----- Provided data

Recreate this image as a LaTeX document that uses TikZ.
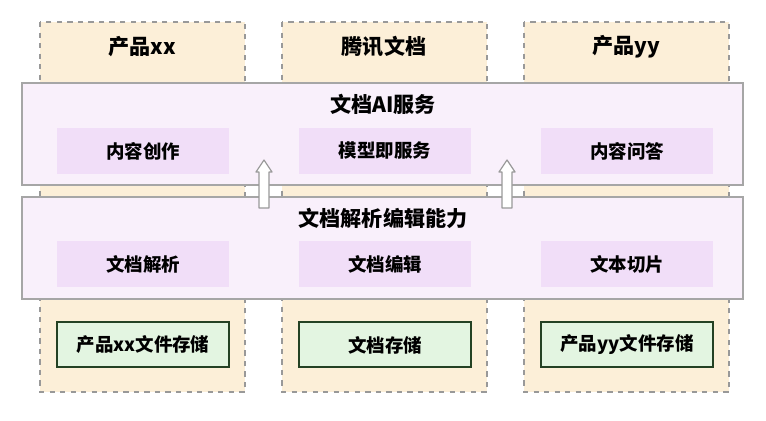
\documentclass[tikz,border=0pt]{standalone}
\usepackage{fontspec}
\newfontfamily\cjk{Noto Sans CJK SC}
\definecolor{peach}{HTML}{FCEFD8}
\definecolor{lav}{HTML}{F9F0FB}
\definecolor{inner}{HTML}{F1DEF8}
\definecolor{grn}{HTML}{E3F5E1}
\begin{document}
\begin{tikzpicture}[x=0.02cm,y=-0.02cm,
 col/.style={draw=gray!80,dashed,fill=peach,line width=0.6pt},
 big/.style={draw=gray!70,fill=lav,line width=0.8pt},
 inb/.style={fill=inner,draw=none},
 gb/.style={fill=grn,draw=gray!70!green!40!black,line width=0.6pt},
 lab/.style={font=\cjk\bfseries\fontsize{10.5}{13}\selectfont},
 tit/.style={font=\cjk\bfseries\fontsize{12}{14}\selectfont},
 up/.style={draw=gray!80,fill=white,line width=0.7pt,line join=round}]
\useasboundingbox (0,0) rectangle (766,421);
\foreach \x/\n/\t in {40/c1/产品xx,282/c2/腾讯文档,524/c3/产品yy}{
 \draw[col] (\x,22) rectangle (\x+205,392);
 \node[tit] (\n) at (\x+102,47) {\t};}
\draw[big] (22,83) rectangle (743,185);
\node[tit] (t1) at (383,104) {文档AI服务};
\draw[big] (22,197) rectangle (743,299);
\node[tit] (t2) at (383,218) {文档解析编辑能力};
\foreach \x/\n/\a/\b/\c in {57/a/内容创作/文档解析/产品xx文件存储,299/b/模型即服务/文档编辑/文档存储,541/c/内容问答/文本切片/产品yy文件存储}{
 \fill[inb] (\x,128) rectangle (\x+172,174);
 \node[lab] (\n1) at (\x+86,151) {\a};
 \fill[inb] (\x,241) rectangle (\x+172,287);
 \node[lab] (\n2) at (\x+86,264) {\b};
 \draw[gb] (\x,322) rectangle (\x+172,367);
 \node[lab] (\n3) at (\x+86,345) {\c};}
\foreach \cx in {264,507}{
 \draw[up] (\cx-5,208) -- (\cx-5,172) -- (\cx-8,172) -- (\cx,160) -- (\cx+8,172) -- (\cx+5,172) -- (\cx+5,208) -- cycle;}
\end{tikzpicture}
\end{document}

----------

Repeat verbatim all the material, but not the pictures.

Recreate this image as a LaTeX document that uses TikZ.
\documentclass[tikz,border=0pt]{standalone}
\usepackage{fontspec}
\newfontfamily\cjk{Noto Sans CJK SC}
\definecolor{peach}{HTML}{FCEFD8}
\definecolor{lav}{HTML}{F9F0FB}
\definecolor{inner}{HTML}{F1DEF8}
\definecolor{grn}{HTML}{E3F5E1}
\begin{document}
\begin{tikzpicture}[x=0.02cm,y=-0.02cm,
 col/.style={draw=gray!80,dashed,fill=peach,line width=0.6pt},
 big/.style={draw=gray!70,fill=lav,line width=0.8pt},
 inb/.style={fill=inner,draw=none},
 gb/.style={fill=grn,draw=gray!70!green!40!black,line width=0.6pt},
 lab/.style={font=\cjk\bfseries\fontsize{10.5}{13}\selectfont},
 tit/.style={font=\cjk\bfseries\fontsize{12}{14}\selectfont},
 up/.style={draw=gray!80,fill=white,line width=0.7pt,line join=round}]
\useasboundingbox (0,0) rectangle (766,421);
\foreach \x/\n/\t in {40/c1/产品xx,282/c2/腾讯文档,524/c3/产品yy}{
 \draw[col] (\x,22) rectangle (\x+205,392);
 \node[tit] (\n) at (\x+102,47) {\t};}
\draw[big] (22,83) rectangle (743,185);
\node[tit] (t1) at (383,104) {文档AI服务};
\draw[big] (22,197) rectangle (743,299);
\node[tit] (t2) at (383,218) {文档解析编辑能力};
\foreach \x/\n/\a/\b/\c in {57/a/内容创作/文档解析/产品xx文件存储,299/b/模型即服务/文档编辑/文档存储,541/c/内容问答/文本切片/产品yy文件存储}{
 \fill[inb] (\x,128) rectangle (\x+172,174);
 \node[lab] (\n1) at (\x+86,151) {\a};
 \fill[inb] (\x,241) rectangle (\x+172,287);
 \node[lab] (\n2) at (\x+86,264) {\b};
 \draw[gb] (\x,322) rectangle (\x+172,367);
 \node[lab] (\n3) at (\x+86,345) {\c};}
\foreach \cx in {264,507}{
 \draw[up] (\cx-5,208) -- (\cx-5,172) -- (\cx-8,172) -- (\cx,160) -- (\cx+8,172) -- (\cx+5,172) -- (\cx+5,208) -- cycle;}
\end{tikzpicture}
\end{document}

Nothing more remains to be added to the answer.